The theme of LORD OF THE FLIES is described by Golding as follows (in the same publicity questionnaire): "The theme is an attempt to trace the defects of society back to the defects of human nature. The moral is that the shape of a society must depend on the ethical nature of the individual and not on any political system however apparently logical or respectable. The whole book is symbolic in nature except the rescue in the end where adult life appears, dignified and capable, but in reality enmeshed in the same evil as the symbolic life of the children on the island. The officer, having interrupted a man-hunt, prepares to take the children off the island in a cruiser which will presently be hunting its enemy in the same implacable way. And who will rescue the adult and his cruiser?"
This is, of course, merely a casual summing-up on Mr. Golding's part of his extremely complex and beautifully woven symbolic web which becomes apparent as we follow through the book, but it does indicate that LORD OF THE FLIES is not, to say the least, a simple adventure story of boys on a desert island. In fact, the implications of the story go far beyond the degeneration of a few children. What is unique about the work of Golding is the way he has combined and synthesized all of the characteristically twentieth-century methods of analysis of the human being and human society and used this unified knowledge to comment on a "test situation." In this book, as in few others at the present time, are findings of psychoanalysis of all schools, anthropologists, social psychologists and philosophical historians mobilized into an attack upon the central problem of modern thought: the nature of the human personality and the reflection of personality on society.
Another feature of Golding's work is the superb use of symbolism, a symbolism that "works." The central symbol itself, the "lord of the flies," is, like any true symbol, much more than the sum of its parts; but some elements of it may be isolated. The "lord of the flies" is a translation of the Hebrew Ba'alzevuv (Beelzebub in Greek). It has been suggested that it was a mistranslation of a mistransliterated word which gave us this pungent and suggestive name for the Devil, a devil whose name suggests that he is devoted to decay, destruction, demoralization, hysteria and panic and who therefore fits in very well with Golding's theme.
Conrad was appalled by this "heart of darkness," and existentialists find in the denial of this freedom the source of perversion of all human values. Indeed one could, if one were so minded, go through the entire canon of modern literature, philosophy and psychology and find this great basic drive defined as underlying the most fundamental conclusions of modem thought.
The emergence of this concealed, basic wildness is the theme of the book; the struggle between Ralph, the representative of civilization with his parliaments and his brain trust (Piggy, the intellectual whose shattering spectacles mark the progressive decay of rational influence as the story progresses), and Jack, in whom the spark of wildness burns hotter and closer to the surface than in Ralph and who is the leader of the forces of anarchy on the island, is also, of course, the struggle in modern society between those same forces translated onto a worldwide scale.
The turning point in the struggle between Ralph and Jack is the killing of the sow (pp. 133--144).
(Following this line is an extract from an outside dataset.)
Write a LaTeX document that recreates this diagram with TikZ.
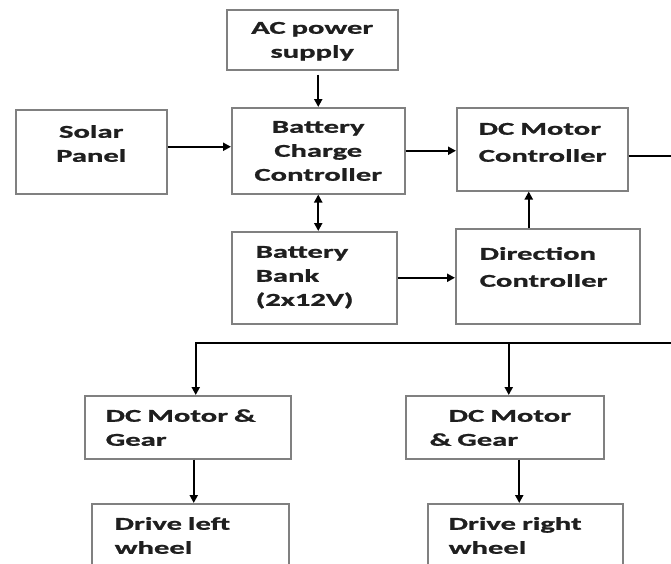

The sow is a mother: "sunk in deep maternal bliss lay the largest of the lot... the great bladder of her belly was fringed with a row of piglets that slept or burrowed and squeaked." The killing of the sow is accomplished in terms of sexual intercourse. They were just behind her when she staggered into an open space where bright flowers grew and butterflies danced round each other and the air was hot and still.
Here, struck down by the heat, the sow fell and the hunters hurled themselves at her. This dreadful eruption from an unknown world made her frantic; she squealed and bucked and the air was full of sweat and noise and blood and terror. Roger ran round the heap, prodding with his spear whenever pigflesh appeared. Jack was on top of the sow, stabbing downward with his knife. Roger (a natural sadist, who becomes the "official" torturer and executioner for the tribe) found a lodgment for his point and began to push till he was leaning with his whole weight. The spear moved forward inch by inch, and the terrified squealing became a high-pitched scream. Then Jack found the throat and the hot blood spouted over his hands. The sow collapsed under them and they were heavy and fulfilled upon her. The butterflies still danced, preoccupied in the center of the clearing.
After this occurs the most deeply symbolic incident in the book, the "interview" of Simon, an embryo mystic, with the head. The head seems to be saying, to Simon's heightened perceptions, that "everything was a bad business.... The half-shut eyes were dim with the infinite cynicism of adult life." Simon fights with all his feeble power against the message of the head, against the "ancient, inescapable recognition," the recognition of human capacities for evil and the superficial nature of human moral systems. It is the knowledge of the end of innocence, for which Ralph is to weep at the close of the book. "'Fancy thinking the Beast was something you could hunt and kill!' said the head. For a moment or two the forest and all the other dimly appreciated places echoes with the parody of laughter. 'You knew, didn't you? I'm part of you? Close, close, close! I'm the reason why it's no go? Why things are what they are?'"
At the end of this fantastic scene Simon imagines he is looking into a vast mouth. "There was blackness within, a blackness that spread.... Simon was inside the mouth. He fell down and lost consciousness." This mouth, * the symbol of ravenous, unreasoning and eternally insatiable nature, appears again in PINCHER MARTIN, in which the development of the theme of a Nature inimical to the conscious personality of man is developed in a stunning fashion. In LORD OF THE FLIES, however, only the outline of a philosophy is sketched, and the boys of the island are figures in a parable or fable which like all great parables or fables reveals to the reader an intimate, disquieting connection between the innocent, time-passing, story-telling aspect of its surface and the great, "dimly appreciated" depths of its interior.